Use prometheus-slo-mesh.example.yml:

Copy the commented cluster matchers into live rules when you have more than one mesh footprint.
One recording rule group per region is acceptable if you prefer federation instead of one global Prometheus.

3. Dashboards

Use Hive /observability (per environment) or Prometheus Graph with cluster / region label filters.
Compare error ratio and latency side-by-side; alert on per-region burn when a single site violates budget.

4. Alerting

Route severity by label: e.g. cluster=eu → on-call EU.
Avoid one global alert that fires when any region blips without context — include cluster in the annotation text.

5. Error budget policy

Define availability (e.g. 99.9%) per gateway / registry tier, then map:

hive:gateway:http_success_ratio:5m (from the example file) to a multi-window burn rule in your central alerting stack.

This repository only ships examples; operation (PagerDuty, runbooks, game days) remains your platform team’s responsibility.
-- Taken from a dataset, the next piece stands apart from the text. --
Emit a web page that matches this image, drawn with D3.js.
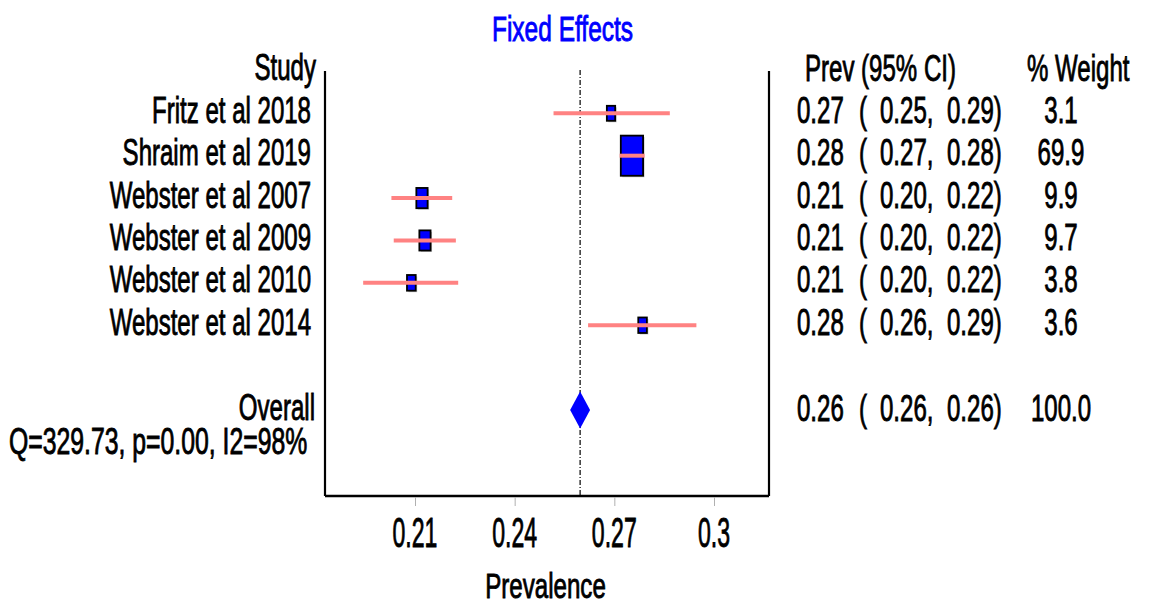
<!DOCTYPE html>
<html>
<head>
<meta charset="utf-8">
<script src="https://cdn.jsdelivr.net/npm/d3@7"></script>
<style>
  html, body { margin: 0; padding: 0; background: #fff; }
  svg { display: block; font-family: "Liberation Sans", Arial, sans-serif; }
</style>
</head>
<body>
<div id="chart"></div>
<script>
// ===== DATA =====
const studies = ["Fritz et al 2018", "Shraim et al 2019", "Webster et al 2007", "Webster et al 2009", "Webster et al 2010", "Webster et al 2014"];
const prev = [0.269, 0.2753, 0.2121, 0.2130, 0.2089, 0.2785];
const lower = [0.2517, 0.2716, 0.2029, 0.2036, 0.1944, 0.2621];
const upper = [0.2867, 0.2791, 0.2212, 0.2223, 0.2230, 0.2947];
const weights = [3.1, 69.9, 9.9, 9.7, 3.8, 3.6];
const prevText = ["0.27", "0.28", "0.21", "0.21", "0.21", "0.28"];
const lowerText = ["0.25,", "0.27,", "0.20,", "0.20,", "0.20,", "0.26,"];
const upperText = ["0.29)", "0.28)", "0.22)", "0.22)", "0.22)", "0.29)"];
const weightText = ["3.1", "69.9", "9.9", "9.7", "3.8", "3.6"];

const overall = { label: "Overall", prev: 0.2597, lower: 0.2567, upper: 0.2627, prevText: "0.26", lowerText: "0.26,", upperText: "0.26)", weightText: "100.0" };
const heterogeneity = "Q=329.73, p=0.00, I2=98%";
const xTicks = [0.21, 0.24, 0.27, 0.30];
const chartTitle = "Fixed Effects";
const xTitle = "Prevalence";

// ===== LAYOUT =====
const W = 1149, H = 608;
const frame = { left: 325, right: 769, top: 71, bottom: 496 };

const svg = d3.select('#chart').append('svg')
  .attr('width', W)
  .attr('height', H);

const x = d3.scaleLinear().domain([0.21, 0.30]).range([415, 714]);
const y = d3.scaleLinear().domain([0, 7]).range([113.3, 410]);
const boxW = d3.scaleSqrt().domain([0, 69.9]).range([4.6, 22.3]);

// narrow, tall text like the original
function txt(parent, px, py, str, o = {}) {
  const fill = o.fill || '#000';
  return parent.append('text')
    .attr('transform', `translate(${px},${py}) scale(${o.sx || 0.65},1)`)
    .attr('font-size', o.size || 37)
    .attr('text-anchor', o.anchor || 'start')
    .attr('fill', fill)
    .attr('stroke', fill)
    .attr('stroke-width', 0.9)
    .text(str);
}

// ===== TITLE =====
txt(svg, 562.5, 41, chartTitle, { size: 35, sx: 0.7, anchor: 'middle', fill: '#0000ff' });

// ===== FRAME =====
svg.append('line')
  .attr('x1', frame.left).attr('x2', frame.left)
  .attr('y1', frame.top).attr('y2', frame.bottom)
  .attr('stroke', '#000').attr('stroke-width', 2.2);
svg.append('line')
  .attr('x1', frame.right).attr('x2', frame.right)
  .attr('y1', frame.top).attr('y2', frame.bottom)
  .attr('stroke', '#000').attr('stroke-width', 2.2);
svg.append('line')
  .attr('x1', frame.left).attr('x2', frame.right)
  .attr('y1', frame.bottom).attr('y2', frame.bottom)
  .attr('stroke', '#000').attr('stroke-width', 2.6);

// ===== X AXIS =====
const axis = svg.append('g')
  .attr('transform', `translate(0,${frame.bottom + 1})`)
  .call(d3.axisBottom(x).tickValues(xTicks).tickSize(9).tickFormat(d3.format('~g')));
axis.select('.domain').remove();
axis.selectAll('.tick line').attr('stroke', '#b0b0b0').attr('stroke-width', 1);
axis.selectAll('.tick text').remove();
xTicks.forEach(t => txt(svg, x(t), 547, d3.format('~g')(t), { size: 42, sx: 0.55, anchor: 'middle' }));

txt(svg, 545.5, 598, xTitle, { size: 36, sx: 0.67, anchor: 'middle' });

// ===== REFERENCE LINE =====
svg.append('line')
  .attr('x1', x(overall.prev)).attr('x2', x(overall.prev))
  .attr('y1', 70).attr('y2', frame.bottom)
  .attr('stroke', '#000').attr('stroke-width', 1.2)
  .attr('stroke-dasharray', '5,2,1,2');

// ===== STUDY MARKERS =====
const rows = studies.map((s, i) => ({ s, i, prev: prev[i], lo: lower[i], hi: upper[i], w: weights[i] }));

svg.selectAll('.box-shadow')
  .data(rows)
  .join('rect')
  .attr('class', 'box-shadow')
  .attr('x', d => x(d.prev) - boxW(d.w) / 2 + 1.5)
  .attr('y', d => y(d.i) - boxW(d.w) * 0.9 + 1.5)
  .attr('width', d => boxW(d.w))
  .attr('height', d => boxW(d.w) * 1.8)
  .attr('fill', '#c8c8c8');

svg.selectAll('.box')
  .data(rows)
  .join('rect')
  .attr('class', 'box')
  .attr('x', d => x(d.prev) - boxW(d.w) / 2)
  .attr('y', d => y(d.i) - boxW(d.w) * 0.9)
  .attr('width', d => boxW(d.w))
  .attr('height', d => boxW(d.w) * 1.8)
  .attr('fill', '#0000ff')
  .attr('stroke', '#000')
  .attr('stroke-width', 1.8);

svg.selectAll('.ci')
  .data(rows)
  .join('line')
  .attr('class', 'ci')
  .attr('x1', d => x(d.lo)).attr('x2', d => x(d.hi))
  .attr('y1', d => y(d.i)).attr('y2', d => y(d.i))
  .attr('stroke', '#ff8282')
  .attr('stroke-width', 4);

// ===== OVERALL DIAMOND =====
const oy = y(7);
svg.append('path')
  .attr('d', `M${x(overall.lower)},${oy} L${x(overall.prev)},${oy - 18.5} L${x(overall.upper)},${oy} L${x(overall.prev)},${oy + 18.5} Z`)
  .attr('fill', '#0000ff');

// ===== LEFT LABELS =====
txt(svg, 316, 80, 'Study', { anchor: 'end' });
rows.forEach(d => txt(svg, 311, y(d.i) + 9.5, d.s, { anchor: 'end' }));
txt(svg, 315, oy + 10, overall.label, { anchor: 'end' });
txt(svg, 9, 454, heterogeneity, { sx: 0.67 });

// ===== RIGHT COLUMNS =====
txt(svg, 805, 81, 'Prev (95% CI)');
txt(svg, 1027, 81, '% Weight');

function rightRow(py, p, lo, hi, wt) {
  txt(svg, 797, py, p);
  txt(svg, 859, py, '(');
  txt(svg, 880, py, lo);
  txt(svg, 947, py, hi);
  txt(svg, 1061, py, wt, { anchor: 'middle' });
}
rows.forEach(d => rightRow(y(d.i) + 9.5, prevText[d.i], lowerText[d.i], upperText[d.i], weightText[d.i]));
rightRow(oy + 11, overall.prevText, overall.lowerText, overall.upperText, overall.weightText);
</script>
</body>
</html>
6. Two-region checklist (copy-paste)

Labels: gateway + registry pods (or ServiceMonitor metricRelabelings) expose cluster or region on hive_* metrics — see deploy/helm/hive-mesh-gateway/values.yaml podLabels (documented in deploy/helm/hive-mesh-gateway/README.md).
Rules: copy prometheus-slo-mesh.example.yml group hive_mesh_slo_by_cluster (or equivalent) into your Prometheus / Mimir; reload.
Dashboards: filter or template by cluster / region in your charts (Hive UI presets or PromQL); compare error ratio side-by-side.
Alerts: route by cluster label; annotation text must include region name (avoid generic “mesh down”).
Game day: trip one region’s gateway; confirm burn alert fires only for that cluster.